Au milieu de cette assemblée festive, évolue une mystérieuse silhouette longiligne, vêtue d’une somptueuse robe vert tendre. Une seconde jeune femme, en robe à volants vert foncé ouvrant sur une peau immaculée, se déplace dans la foule avec malice et espièglerie, telle une libellule dans un champ. Un garçon grand, fin et rêveur distribue des sourires et répond aux questions des curieux avec une gentillesse désarmante. On se demande si ce sont des acteurs prenant part à cette parfaite scénographie. Non. Ce sont les enfants de Tony Ward, véritables artistes en devenir, qui ont contribué, chacun avec son talent spécifique, au vibrant hommage adressé à leur grand-père et scellé avec leur père le même pacte d’excellence et d’exigence.

Yara, la fille aînée est mannequin vedette de la Maison Tony Ward.

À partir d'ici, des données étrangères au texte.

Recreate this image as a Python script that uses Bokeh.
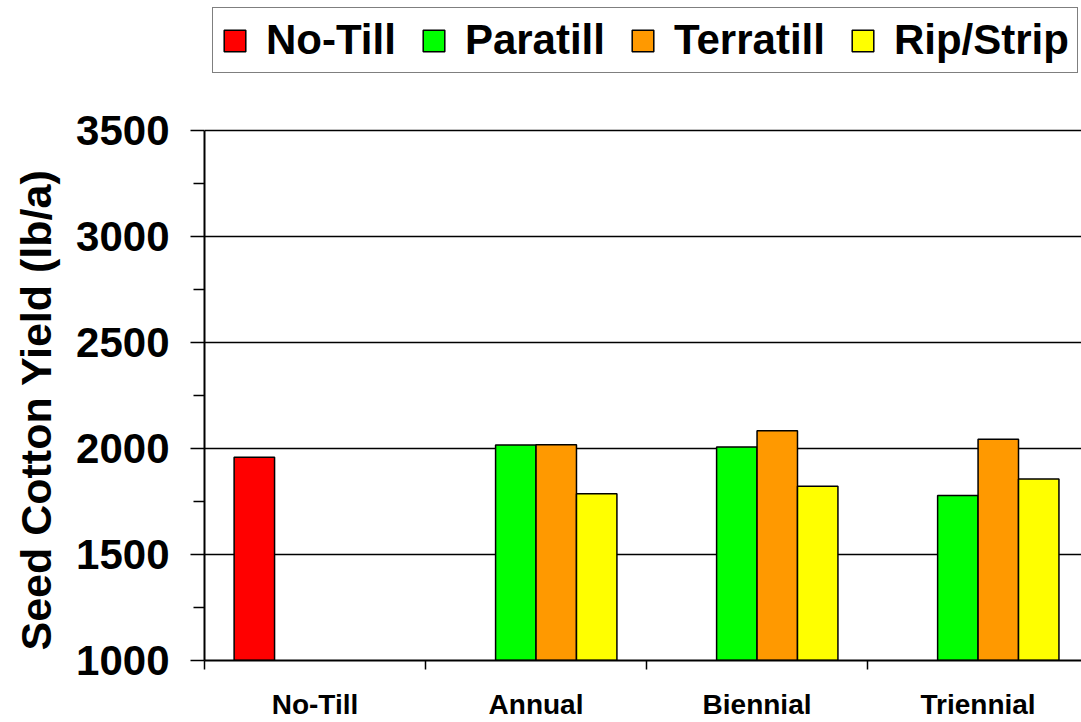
from bokeh.plotting import figure
from bokeh.models import (Range1d, FixedTicker, Legend, LegendItem, ColumnDataSource, Title)
from bokeh.embed import file_html
from bokeh.resources import INLINE

categories = ["No-Till", "Annual", "Biennial", "Triennial"]
series_names = ["No-Till", "Paratill", "Terratill", "Rip/Strip"]
series_colors = ["#FF0000", "#00FF00", "#FF9900", "#FFFF00"]

notill_cats = ["No-Till"]
notill_vals = [1960]
paratill_cats = ["Annual", "Biennial", "Triennial"]
paratill_vals = [2017, 2008, 1779]
terratill_cats = ["Annual", "Biennial", "Triennial"]
terratill_vals = [2019, 2085, 2044]
ripstrip_cats = ["Annual", "Biennial", "Triennial"]
ripstrip_vals = [1787, 1823, 1857]

y_major_ticks = [1000, 1500, 2000, 2500, 3000, 3500]
y_minor_ticks = [1250, 1750, 2250, 2750, 3250]
y_label = "Seed Cotton Yield (lb/a)"

FONT = "Liberation Sans"
bar_w = 0.183
offsets = [-1.5 * bar_w, -0.5 * bar_w, 0.5 * bar_w, 1.5 * bar_w]

# frame spans the full height above the x axis so the legend can sit inside it;
# the axis and grid are bounded to 1000..3500
p = figure(width=1081, height=722, output_backend="svg", toolbar_location=None,
           title_location=None,
           x_range=Range1d(0, 3.968), y_range=Range1d(1000, 4115.6),
           min_border_left=204, min_border_right=0, min_border_top=0, min_border_bottom=59)
p.outline_line_color = None
p.background_fill_color = "white"

data = [(notill_cats, notill_vals), (paratill_cats, paratill_vals),
        (terratill_cats, terratill_vals), (ripstrip_cats, ripstrip_vals)]
renderers = []
for i, (cats, vals) in enumerate(data):
    xs = [categories.index(c) + 0.5 + offsets[i] for c in cats]
    src = ColumnDataSource(dict(x=xs, top=vals))
    r = p.vbar(x="x", top="top", bottom=1000, width=bar_w, source=src,
               fill_color=series_colors[i], line_color="black", line_width=1.5)
    renderers.append(r)

# y axis (ticks, labels, line)
yax = p.yaxis[0]
yax.ticker = FixedTicker(ticks=y_major_ticks, minor_ticks=y_minor_ticks)
yax.bounds = (1000, 3500)
yax.major_label_text_font = FONT
yax.major_label_text_font_style = "bold"
yax.major_label_text_font_size = "42px"
yax.major_label_text_color = "black"
yax.major_label_standoff = 21
yax.major_tick_out = 14
yax.major_tick_in = 0
yax.minor_tick_out = 11
yax.minor_tick_in = 0
yax.axis_line_width = 2
yax.axis_line_color = "black"
yax.major_tick_line_color = "black"
yax.major_tick_line_width = 1.5
yax.minor_tick_line_color = "black"
yax.minor_tick_line_width = 1.5

# y axis title, starting near the bottom of the value span like the reference
ytitle = Title(text=y_label, align="left", offset=10, standoff=23, vertical_align="top",
               text_font=FONT, text_font_style="bold", text_font_size="43px",
               text_color="black")
p.add_layout(ytitle, "left")

# x axis
xax = p.xaxis[0]
centers = [i + 0.5 for i in range(len(categories))]
xax.ticker = FixedTicker(ticks=centers, minor_ticks=[0, 1, 2, 3])
xax.major_label_overrides = {c: name for c, name in zip(centers, categories)}
xax.major_label_text_font = FONT
xax.major_label_text_font_style = "bold"
xax.major_label_text_font_size = "28px"
xax.major_label_text_color = "black"
xax.major_label_standoff = 19
xax.major_tick_out = 9
xax.major_tick_in = 0
xax.major_tick_line_color = None
xax.minor_tick_out = 9
xax.minor_tick_in = 0
xax.minor_tick_line_color = "black"
xax.minor_tick_line_width = 1.5
xax.axis_line_width = 2
xax.axis_line_color = "black"

p.xgrid.visible = False
p.ygrid.grid_line_color = "black"
p.ygrid.grid_line_width = 1.5

legend = Legend(items=[LegendItem(label=n, renderers=[r]) for n, r in zip(series_names, renderers)],
                location=(8, 587), orientation="horizontal")
legend.label_text_font = FONT
legend.label_text_font_style = "bold"
legend.label_text_font_size = "42px"
legend.label_text_color = "black"
legend.glyph_width = 27
legend.glyph_height = 27
legend.label_standoff = 18
legend.spacing = 24
legend.padding = 8
legend.margin = 0
legend.border_line_color = "black"
legend.border_line_width = 1.5
legend.background_fill_color = "white"
legend.background_fill_alpha = 1.0
p.add_layout(legend, "center")

open("out.html", "w").write(file_html(p, INLINE))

Avec son port de tête royal, elle véhicule l’image de la femme Ward: moderne, intelligente, naturelle. Dans la vie, vous la verrez sans aucun maquillage, les pieds nus plongés dans la terre de la montagne libanaise, où elle développe un ambitieux projet de permaculture. Élisa (la libellule) est étudiante en audiovisuel à Berlin. Elle a activement participé au film documentaire, Forever Forward, réalisé par Zoya Ward Issa El-Khoury – sœur de Tony et cinéaste reconnue –  reprenant l’itinéraire éblouissant des Ward depuis 1952. Ce film a été projeté  sur les écrans des trois niveaux du show-room provoquant un moment de vive émotion et d’intense admiration pour ces deux parcours fulgurants. Alex, le grand garçon rêveur est le plus jeune de la famille. Il n’a pas encore fini l’école que déjà ses compositions musicales animent les défilés internationaux de son père et cette belle soirée. Manque à l’appel le fils aîné, Marco, étoile montante parmi les jeunes créateurs, dont le travail intransigeant et follement créatif s’est immédiatement distingué à l’École de la chambre syndicale de la couture parisienne, où son père l’a précédé avec panache, et qui a déjà remporté plusieurs prix et sélections.

Nous l’avons bien compris. Dans les jardins perchés sur les toits de la Maison Tony Ward, grouille une pépinière d’artisans et d’artistes. Les savoir-faire s’y pratiquent avec ferveur et les talents y éclosent comme des fleurs et composent une éblouissante draperie, prête pour les plus beaux atours.

En découvrant au premier étage la frise chronologique sculpturale reprenant les itinéraires parallèles des deux créateurs, j’ai instinctivement pensé au nœud de Möbius, cet illustre tracé qui évoque l’infini. Ce ruban qui défie le temps… par le talent.

*Au siège de la Maison Tony Ward jusqu’au 5 août 2022. Avenue Hôtel Dieu. Achrafieh. Téléphone : +961 1 42 77 12.